▸ SET TASK:
Print, word for word, every line from the beginning of the listing up to and including the line with "const fmt = itLocale.format('~f');". Pictures are to be excluded.

▼▼▼

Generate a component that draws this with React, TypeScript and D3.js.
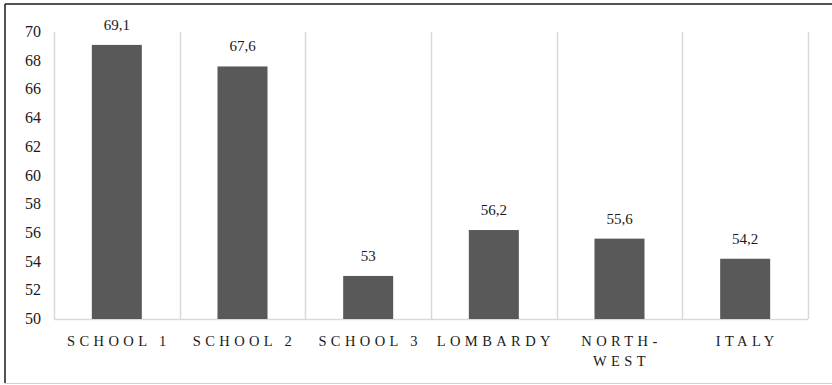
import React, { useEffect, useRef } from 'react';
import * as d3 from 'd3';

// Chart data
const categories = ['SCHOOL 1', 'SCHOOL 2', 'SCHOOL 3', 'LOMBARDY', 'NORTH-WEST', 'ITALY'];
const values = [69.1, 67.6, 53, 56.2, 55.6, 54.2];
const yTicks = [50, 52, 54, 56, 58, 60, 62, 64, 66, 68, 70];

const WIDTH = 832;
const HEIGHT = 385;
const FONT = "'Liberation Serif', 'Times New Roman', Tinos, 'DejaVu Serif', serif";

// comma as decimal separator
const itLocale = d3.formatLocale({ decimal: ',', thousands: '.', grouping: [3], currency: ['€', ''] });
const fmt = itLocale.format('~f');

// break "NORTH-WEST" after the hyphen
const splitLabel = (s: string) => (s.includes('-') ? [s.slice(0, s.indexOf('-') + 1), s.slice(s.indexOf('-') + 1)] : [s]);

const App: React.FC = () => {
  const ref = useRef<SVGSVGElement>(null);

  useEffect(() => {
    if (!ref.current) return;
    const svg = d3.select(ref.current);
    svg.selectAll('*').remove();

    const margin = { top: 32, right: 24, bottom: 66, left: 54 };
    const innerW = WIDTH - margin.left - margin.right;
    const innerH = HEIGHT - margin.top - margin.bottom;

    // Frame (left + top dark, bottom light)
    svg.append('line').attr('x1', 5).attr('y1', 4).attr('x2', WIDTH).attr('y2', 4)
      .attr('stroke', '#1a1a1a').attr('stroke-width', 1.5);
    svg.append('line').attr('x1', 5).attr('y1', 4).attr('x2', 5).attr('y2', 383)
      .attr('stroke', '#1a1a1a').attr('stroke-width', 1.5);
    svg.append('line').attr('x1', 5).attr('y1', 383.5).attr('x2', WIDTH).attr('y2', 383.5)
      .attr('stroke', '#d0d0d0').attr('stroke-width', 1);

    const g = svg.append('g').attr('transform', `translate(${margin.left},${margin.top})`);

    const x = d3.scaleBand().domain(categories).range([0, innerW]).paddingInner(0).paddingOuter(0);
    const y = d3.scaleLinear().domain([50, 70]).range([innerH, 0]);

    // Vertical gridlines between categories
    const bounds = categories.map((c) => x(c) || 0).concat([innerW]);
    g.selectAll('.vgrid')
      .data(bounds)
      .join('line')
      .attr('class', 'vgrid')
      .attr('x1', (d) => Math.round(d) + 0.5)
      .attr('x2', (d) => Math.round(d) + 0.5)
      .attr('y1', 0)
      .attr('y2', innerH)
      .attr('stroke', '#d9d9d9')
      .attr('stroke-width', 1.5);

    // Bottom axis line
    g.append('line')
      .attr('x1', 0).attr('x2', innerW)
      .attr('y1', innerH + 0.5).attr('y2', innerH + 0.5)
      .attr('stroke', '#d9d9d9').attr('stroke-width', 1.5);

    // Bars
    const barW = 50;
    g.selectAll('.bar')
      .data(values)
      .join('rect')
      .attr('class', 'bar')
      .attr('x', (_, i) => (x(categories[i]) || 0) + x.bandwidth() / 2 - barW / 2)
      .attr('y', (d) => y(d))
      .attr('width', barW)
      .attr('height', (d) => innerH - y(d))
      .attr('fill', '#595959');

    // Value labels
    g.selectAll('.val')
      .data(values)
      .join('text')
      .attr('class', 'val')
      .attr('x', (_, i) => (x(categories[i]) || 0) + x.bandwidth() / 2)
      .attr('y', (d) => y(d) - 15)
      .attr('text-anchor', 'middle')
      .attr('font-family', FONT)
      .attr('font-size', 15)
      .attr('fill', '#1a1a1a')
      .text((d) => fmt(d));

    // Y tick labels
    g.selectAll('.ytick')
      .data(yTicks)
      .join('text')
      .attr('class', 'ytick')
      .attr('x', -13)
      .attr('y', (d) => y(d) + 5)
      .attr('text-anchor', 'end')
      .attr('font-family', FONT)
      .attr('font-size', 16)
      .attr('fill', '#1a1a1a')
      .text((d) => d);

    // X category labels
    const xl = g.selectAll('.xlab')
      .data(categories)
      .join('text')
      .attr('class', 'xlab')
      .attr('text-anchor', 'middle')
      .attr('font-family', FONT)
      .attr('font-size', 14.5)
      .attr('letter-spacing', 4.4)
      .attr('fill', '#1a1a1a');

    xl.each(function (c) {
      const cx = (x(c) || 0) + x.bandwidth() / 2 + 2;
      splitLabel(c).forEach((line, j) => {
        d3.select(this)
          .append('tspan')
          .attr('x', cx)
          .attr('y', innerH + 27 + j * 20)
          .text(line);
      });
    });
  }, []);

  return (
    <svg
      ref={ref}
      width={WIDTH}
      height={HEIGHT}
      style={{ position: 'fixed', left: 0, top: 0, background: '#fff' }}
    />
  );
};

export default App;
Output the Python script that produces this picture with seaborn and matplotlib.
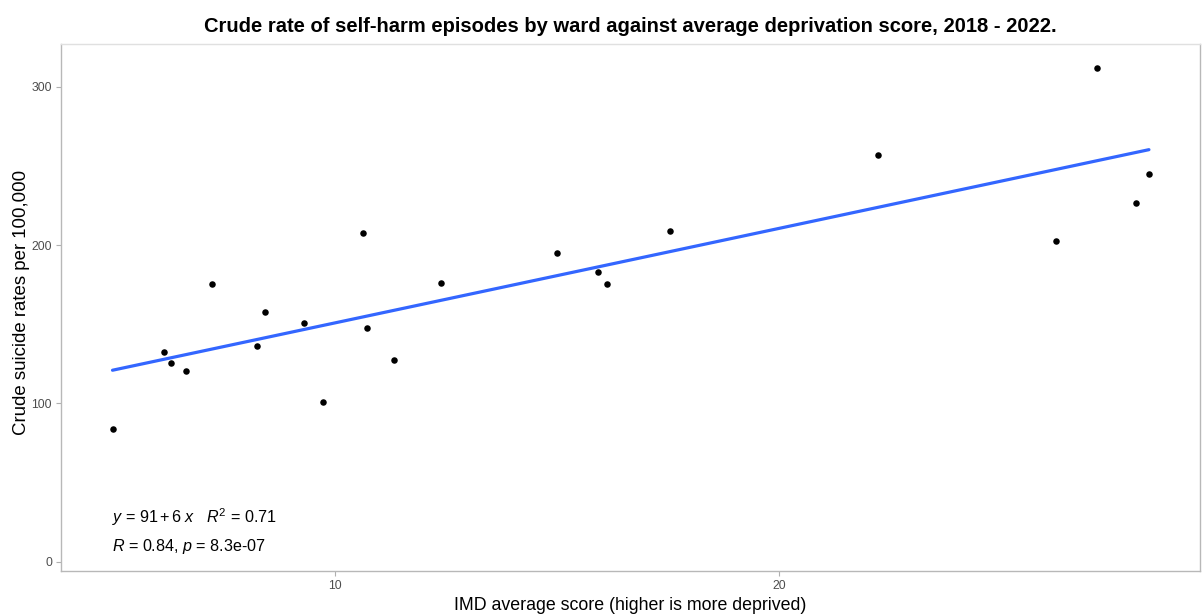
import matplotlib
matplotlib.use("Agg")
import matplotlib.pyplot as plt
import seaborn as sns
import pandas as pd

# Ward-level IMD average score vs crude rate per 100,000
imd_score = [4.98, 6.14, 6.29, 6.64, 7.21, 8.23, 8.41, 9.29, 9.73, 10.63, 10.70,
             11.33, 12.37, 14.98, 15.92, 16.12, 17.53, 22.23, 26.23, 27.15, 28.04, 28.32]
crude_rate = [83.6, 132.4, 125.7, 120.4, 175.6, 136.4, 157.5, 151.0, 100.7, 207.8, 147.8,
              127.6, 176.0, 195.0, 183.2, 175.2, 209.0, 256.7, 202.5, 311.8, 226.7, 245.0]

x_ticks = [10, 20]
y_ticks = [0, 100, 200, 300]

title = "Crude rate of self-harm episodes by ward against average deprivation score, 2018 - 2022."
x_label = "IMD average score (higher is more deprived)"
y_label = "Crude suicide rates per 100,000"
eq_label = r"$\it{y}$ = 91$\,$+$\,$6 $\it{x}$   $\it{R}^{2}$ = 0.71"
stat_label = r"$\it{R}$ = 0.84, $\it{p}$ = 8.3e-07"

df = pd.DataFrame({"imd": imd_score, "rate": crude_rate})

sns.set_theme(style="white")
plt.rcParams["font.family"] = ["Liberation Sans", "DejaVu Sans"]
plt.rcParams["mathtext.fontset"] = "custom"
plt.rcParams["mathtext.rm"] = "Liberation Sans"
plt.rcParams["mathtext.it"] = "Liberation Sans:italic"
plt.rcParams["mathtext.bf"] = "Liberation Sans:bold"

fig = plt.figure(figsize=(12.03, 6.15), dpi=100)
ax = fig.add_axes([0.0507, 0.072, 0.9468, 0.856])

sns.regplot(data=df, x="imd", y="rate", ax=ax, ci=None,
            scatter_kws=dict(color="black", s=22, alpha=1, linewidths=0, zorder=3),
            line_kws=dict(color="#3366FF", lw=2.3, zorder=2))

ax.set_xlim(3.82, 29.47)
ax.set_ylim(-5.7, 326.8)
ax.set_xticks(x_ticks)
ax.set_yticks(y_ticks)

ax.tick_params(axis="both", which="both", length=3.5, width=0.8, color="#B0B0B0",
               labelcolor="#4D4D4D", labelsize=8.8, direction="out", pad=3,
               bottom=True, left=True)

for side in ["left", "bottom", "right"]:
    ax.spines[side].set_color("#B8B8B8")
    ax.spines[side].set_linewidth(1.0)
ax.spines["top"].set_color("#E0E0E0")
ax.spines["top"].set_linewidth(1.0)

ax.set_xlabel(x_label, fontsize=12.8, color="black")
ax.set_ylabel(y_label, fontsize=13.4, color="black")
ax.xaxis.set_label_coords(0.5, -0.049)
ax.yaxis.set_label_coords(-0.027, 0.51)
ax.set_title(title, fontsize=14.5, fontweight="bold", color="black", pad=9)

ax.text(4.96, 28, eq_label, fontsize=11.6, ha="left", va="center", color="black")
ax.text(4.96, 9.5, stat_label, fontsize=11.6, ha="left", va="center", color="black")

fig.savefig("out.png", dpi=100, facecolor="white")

▲▲▲

▸ SOLUTION BELOW:
Generate a component that draws this with React, TypeScript and D3.js.
import React, { useEffect, useRef } from 'react';
import * as d3 from 'd3';

// Chart data
const categories = ['SCHOOL 1', 'SCHOOL 2', 'SCHOOL 3', 'LOMBARDY', 'NORTH-WEST', 'ITALY'];
const values = [69.1, 67.6, 53, 56.2, 55.6, 54.2];
const yTicks = [50, 52, 54, 56, 58, 60, 62, 64, 66, 68, 70];

const WIDTH = 832;
const HEIGHT = 385;
const FONT = "'Liberation Serif', 'Times New Roman', Tinos, 'DejaVu Serif', serif";

// comma as decimal separator
const itLocale = d3.formatLocale({ decimal: ',', thousands: '.', grouping: [3], currency: ['€', ''] });
const fmt = itLocale.format('~f');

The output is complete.